Caching active checks

Hi all,
Sorry if this topic was already raised, I couldn’t find anything related.
I was wondering if there is a way of using the last value generated by an active check when it fails.
Giving a bit more of background, I’m monitoring a list of customer routers which are connected to our network using VPN. I monitor them via the VPN IP and have created a custom SNMP check to pull a few OIDs that contain the public IP of the router, so if the VPN connection fails we can still connect using the public IP to restore the router’s configuration.
The problem is when the router fails to contact via VPN IP the new active check I created also fails, instead of showing the old value it just says the check has failed, which is the normal behaviour, but I’ve lost the public IP reported so can’t connect to it to restore the router config.

Is there a way for using the last output from the last successful check run?

Apologies if I’m asking something trivial.

Many thanks.

Is not the best solution, by far, but given I couldn’t find any other alternative, I’ve written the following script and placed it under the omd user, ~/local/bin, location that gets replicated to the slaves I have configured for the distributed monitoring.

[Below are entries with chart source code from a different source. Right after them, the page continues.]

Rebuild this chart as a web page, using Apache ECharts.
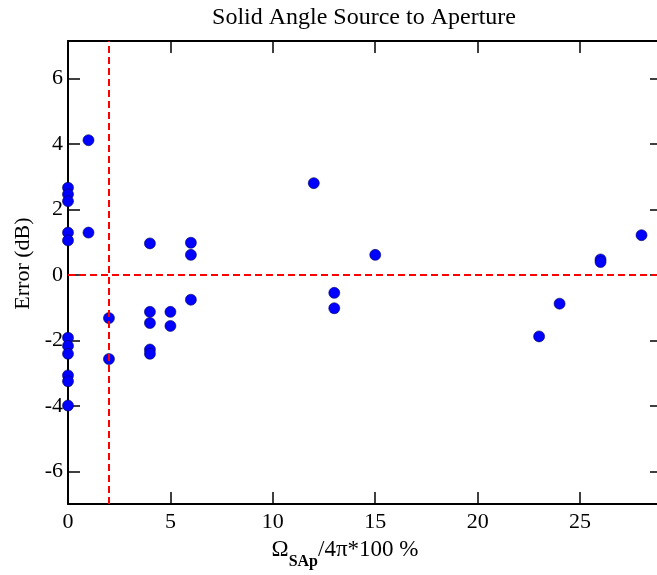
<!DOCTYPE html>
<html><head><meta charset="utf-8">
<script src="https://cdn.jsdelivr.net/npm/echarts@6/dist/echarts.min.js"></script>
<style>html,body{margin:0;padding:0;background:#fff;overflow:hidden}#c{width:664px;height:575px}</style>
</head><body><div id="c"></div>
<script>
const titleText = 'Solid Angle Source to Aperture';
const xValues = [0,0,0,0,0,0,0,0,0,0,0, 1,1, 2,2, 4,4,4,4,4, 5,5, 6,6,6, 12, 13,13, 15, 23, 24, 26,26, 28];
const yValues = [2.66,2.46,2.25,1.29,1.05,-1.92,-2.17,-2.41,-3.07,-3.25,-3.99, 4.11,1.29, -1.32,-2.57, 0.96,-1.13,-1.47,-2.28,-2.41, -1.13,-1.56, 0.98,0.61,-0.76, 2.80, -0.55,-1.02, 0.61, -1.88, -0.88, 0.47,0.39, 1.21];
const xTicks = [0,5,10,15,20,25];
const yTicks = [-6,-4,-2,0,2,4,6];
const xRange = [0, 29];
const yRange = [-7, 7.14];
const refX = 2;
const refY = 0;

const font = 'Liberation Serif';
const points = xValues.map((x, i) => [x, yValues[i]]);
const tickStyle = {inside: true, length: 12, lineStyle: {color: '#000', width: 1.5}};
const axLine = {onZero: false, lineStyle: {color: '#000', width: 2}};

const chart = echarts.init(document.getElementById('c'), null, {renderer: 'canvas'});
chart.setOption({
  animation: false,
  backgroundColor: '#fff',
  title: {text: titleText, left: 359, top: 1, textAlign: 'center',
    textStyle: {fontFamily: font, fontSize: 24, fontWeight: 'normal', color: '#000'}},
  grid: {left: 68, top: 41, right: 2, bottom: 68, containLabel: false},
  xAxis: [{
    type: 'value', min: xRange[0], max: xRange[1], position: 'bottom',
    axisLine: axLine,
    axisTick: Object.assign({customValues: xTicks}, tickStyle),
    axisLabel: {customValues: xTicks, fontFamily: font, fontSize: 22, color: '#000', margin: 7},
    splitLine: {show: false},
    name: '{a|Ω}{s|SAp}{a|/4π*100 %}', nameLocation: 'middle', nameGap: 30,
    nameTextStyle: {
      padding: [0, 40, 0, 0],
      rich: {
        a: {fontFamily: font, fontSize: 23, color: '#000', lineHeight: 24, verticalAlign: 'top'},
        s: {fontFamily: font, fontSize: 16, fontWeight: 'bold', color: '#000', lineHeight: 32, verticalAlign: 'bottom'}
      }
    }
  }, {
    type: 'value', min: xRange[0], max: xRange[1], position: 'top',
    axisLine: axLine,
    axisTick: Object.assign({customValues: xTicks}, tickStyle),
    axisLabel: {show: false}, splitLine: {show: false}
  }],
  yAxis: [{
    type: 'value', min: yRange[0], max: yRange[1], position: 'left',
    axisLine: axLine,
    axisTick: Object.assign({customValues: yTicks}, tickStyle),
    axisLabel: {customValues: yTicks, fontFamily: font, fontSize: 22, color: '#000', margin: 5},
    splitLine: {show: false},
    name: 'Error (dB)', nameLocation: 'middle', nameGap: 25,
    nameTextStyle: {fontFamily: font, fontSize: 22, color: '#000', padding: [0, 0, 0, 18]}
  }, {
    type: 'value', min: yRange[0], max: yRange[1], position: 'right',
    axisLine: axLine,
    axisTick: Object.assign({customValues: yTicks}, tickStyle),
    axisLabel: {show: false}, splitLine: {show: false}
  }],
  series: [{
    type: 'scatter', xAxisIndex: 0, yAxisIndex: 0,
    data: points, symbol: 'circle', symbolSize: 11,
    itemStyle: {color: '#0000ff', borderColor: '#00005a', borderWidth: 0.6, opacity: 1},
    z: 3,
    markLine: {
      silent: true, symbol: 'none', animation: false,
      label: {show: false},
      lineStyle: {color: '#ff0000', width: 2, type: [7, 4]},
      data: [{xAxis: refX}, {yAxis: refY}]
    }
  }]
});
</script></body></html>
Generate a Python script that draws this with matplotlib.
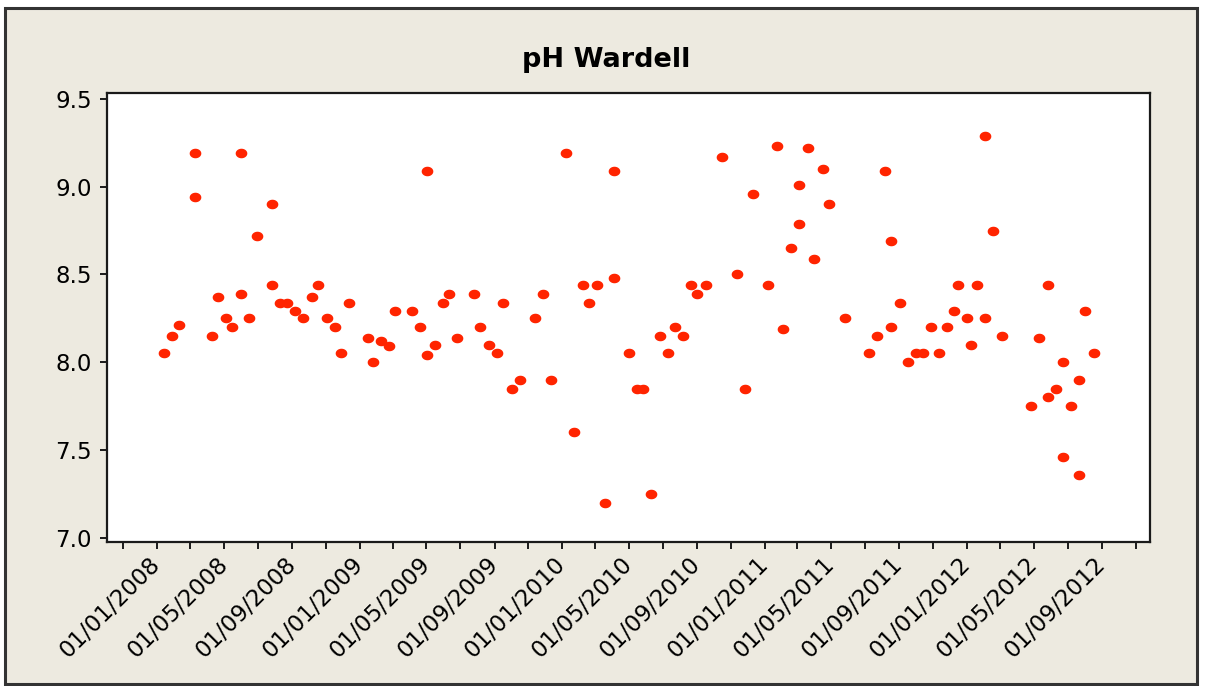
import numpy as np
import matplotlib
matplotlib.use("Agg")
import matplotlib.pyplot as plt
import matplotlib.dates as mdates
from matplotlib.patches import Rectangle

# sampling dates and pH readings
dates = [
    "2008-01-13", "2008-01-28", "2008-02-09", "2008-03-10", "2008-03-10",
    "2008-04-09", "2008-04-20", "2008-05-05", "2008-05-16", "2008-05-31",
    "2008-05-31", "2008-06-15", "2008-06-30", "2008-07-27", "2008-07-27",
    "2008-08-10", "2008-08-22", "2008-09-06", "2008-09-21", "2008-10-07",
    "2008-10-18", "2008-11-02", "2008-11-17", "2008-11-28", "2008-12-13",
    "2009-01-16", "2009-01-24", "2009-02-08", "2009-02-22", "2009-03-06",
    "2009-04-05", "2009-04-20", "2009-05-02", "2009-05-02", "2009-05-16",
    "2009-05-31", "2009-06-11", "2009-06-26", "2009-07-26", "2009-08-06",
    "2009-08-21", "2009-09-06", "2009-09-17", "2009-10-02", "2009-10-17",
    "2009-11-12", "2009-11-27", "2009-12-12", "2010-01-08", "2010-01-23",
    "2010-02-07", "2010-02-18", "2010-03-05", "2010-03-20", "2010-04-04",
    "2010-04-04", "2010-05-01", "2010-05-16", "2010-05-27", "2010-06-11",
    "2010-06-26", "2010-07-11", "2010-07-23", "2010-08-07", "2010-08-22",
    "2010-09-02", "2010-09-17", "2010-10-17", "2010-11-12", "2010-11-27",
    "2010-12-12", "2011-01-08", "2011-01-23", "2011-02-03", "2011-02-18",
    "2011-03-05", "2011-03-05", "2011-03-20", "2011-04-01", "2011-04-16",
    "2011-04-28", "2011-05-27", "2011-07-08", "2011-07-23", "2011-08-07",
    "2011-08-18", "2011-08-18", "2011-09-02", "2011-09-17", "2011-10-02",
    "2011-10-14", "2011-10-28", "2011-11-12", "2011-11-27", "2011-12-09",
    "2011-12-16", "2012-01-01", "2012-01-08", "2012-01-19", "2012-02-03",
    "2012-02-03", "2012-02-18", "2012-03-04", "2012-04-26", "2012-05-11",
    "2012-05-27", "2012-05-27", "2012-06-10", "2012-06-22", "2012-06-22",
    "2012-07-07", "2012-07-22", "2012-07-22", "2012-08-02", "2012-08-17",
]
ph = [
    8.05, 8.15, 8.21, 9.19, 8.94,
    8.15, 8.37, 8.25, 8.20, 8.39,
    9.19, 8.25, 8.72, 8.90, 8.44,
    8.34, 8.34, 8.29, 8.25, 8.37,
    8.44, 8.25, 8.20, 8.05, 8.34,
    8.14, 8.00, 8.12, 8.09, 8.29,
    8.29, 8.20, 9.09, 8.04, 8.10,
    8.34, 8.39, 8.14, 8.39, 8.20,
    8.10, 8.05, 8.34, 7.85, 7.90,
    8.25, 8.39, 7.90, 9.19, 7.60,
    8.44, 8.34, 8.44, 7.20, 9.09,
    8.48, 8.05, 7.85, 7.85, 7.25,
    8.15, 8.05, 8.20, 8.15, 8.44,
    8.39, 8.44, 9.17, 8.50, 7.85,
    8.96, 8.44, 9.23, 8.19, 8.65,
    9.01, 8.79, 9.22, 8.59, 9.10,
    8.90, 8.25, 8.05, 8.15, 9.09,
    8.69, 8.20, 8.34, 8.00, 8.05,
    8.05, 8.20, 8.05, 8.20, 8.29,
    8.44, 8.25, 8.10, 8.44, 9.29,
    8.25, 8.75, 8.15, 7.75, 8.14,
    7.80, 8.44, 7.85, 8.00, 7.46,
    7.75, 7.90, 7.36, 8.29, 8.05,
]
yticks = [7.0, 7.5, 8.0, 8.5, 9.0, 9.5]

bg = "#EDEAE0"
x = np.array(dates, dtype="datetime64[D]")

fig = plt.figure(figsize=(12.06, 6.86), dpi=100, facecolor="white")
fig.patches.append(Rectangle((5 / 1206, 1 - 684 / 686), 1192 / 1206, 676 / 686,
                             transform=fig.transFigure, facecolor=bg,
                             edgecolor="#333333", linewidth=2.2, zorder=-1))

ax = fig.add_axes([107 / 1206, 1 - 542 / 686, 1043 / 1206, 448.7 / 686])
ax.set_facecolor("white")

# slightly flattened dot, like the original symbols
t = np.linspace(0, 2 * np.pi, 40)
ell = list(zip(np.cos(t), 0.82 * np.sin(t)))
ax.plot(x, ph, linestyle="none", marker=ell, markersize=8.4,
        color="#FF2400", markeredgewidth=0)

ax.set_ylim(6.9755, 9.532)
ax.set_yticks(yticks)
ax.set_yticklabels([f"{v:.1f}" for v in yticks])
ax.set_xlim(np.datetime64("2007-10-02T14:00"), np.datetime64("2012-11-26T14:00"))

ax.xaxis.set_major_locator(mdates.MonthLocator(bymonth=[1, 5, 9]))
ax.xaxis.set_minor_locator(mdates.MonthLocator(bymonth=[3, 7, 11]))
ax.xaxis.set_major_formatter(mdates.DateFormatter("%d/%m/%Y"))

for s in ax.spines.values():
    s.set_linewidth(1.6)
    s.set_color("#1a1a1a")

ax.tick_params(axis="both", which="both", direction="out", length=5,
               width=1.4, color="#1a1a1a", labelsize=16.5, labelcolor="black")
ax.tick_params(axis="y", pad=6)
ax.tick_params(axis="x", which="both", pad=8.5)
for lab in ax.get_xticklabels():
    lab.set_rotation(45)
    lab.set_ha("right")
    lab.set_va("center")
    lab.set_rotation_mode("anchor")

fig.text(0.5025, 1 - 66.7 / 686, "pH Wardell", ha="center", va="baseline",
         fontsize=19.5, fontweight="bold")

fig.savefig("out.png", dpi=100, facecolor=fig.get_facecolor())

I call it from CheckMK as a “classical active and passive monitoring check”, using the following syntax:

routers_public_ip -H $HOSTADDRESS$ -C community_string -P 2c -o iso.3.6.1.2.1.31.1.1.1.18.25 -o iso.3.6.1.2.1.4.21.1.7.0.0.0.0 -o iso.3.6.1.2.1.31.1.1.1.18.36 -o iso.3.6.1.2.1.31.1.1.1.18.30 -o iso.3.6.1.2.1.31.1.1.1.18.24

An it gets applied to a folder with over 300 devices.

Script:

#!/bin/bash

# $2 is $HOSTADDRESS$ 

OUTPUT=`check_snmp $@`

if [ ! -d ~/var/tmp/routers_public_ip ]
then
        mkdir -p ~/var/tmp/routers_public_ip
fi

echo "$OUTPUT" | grep -q OK
if [ $? -eq 0 ]
then
        echo "$OUTPUT" | tee ~/var/tmp/routers_public_ip/$2.txt
else
        if [ -f ~/var/tmp/routers_public_ip/$2.txt ]
        then
                echo "`cat ~/var/tmp/routers_public_ip/$2.txt` - Cached"|sed 's/OK/FAILED/g'|sed 's/|//g'
                exit 1
        else
                echo "$OUTPUT"
                exit 2
        fi
fi

Not ideal but it does the job.

Cheers

I think the more common approach for a classic check is that this classic check writes a file for every host it is called and inside the file is the last success output. This file will only be overwritten by the result if the check result is ok. If the result is not ok it outputs the last result and don’t write the file.
There you only have one active check (the routers_public_ip) and not two.

Hi Andreas,
Thank you for the reply.
I guess when you say I’m using two checks is because I’m calling check_snmp within my script.
On this I agree with you, I should use only one, although, it makes it much easier for me to parse the output when calling check_snmp than when calling snmpget with the list of OIDs.
Other than that, as I understand it, I’m already using the logic you suggest.
Thanks for the input :slight_smile:
Regards.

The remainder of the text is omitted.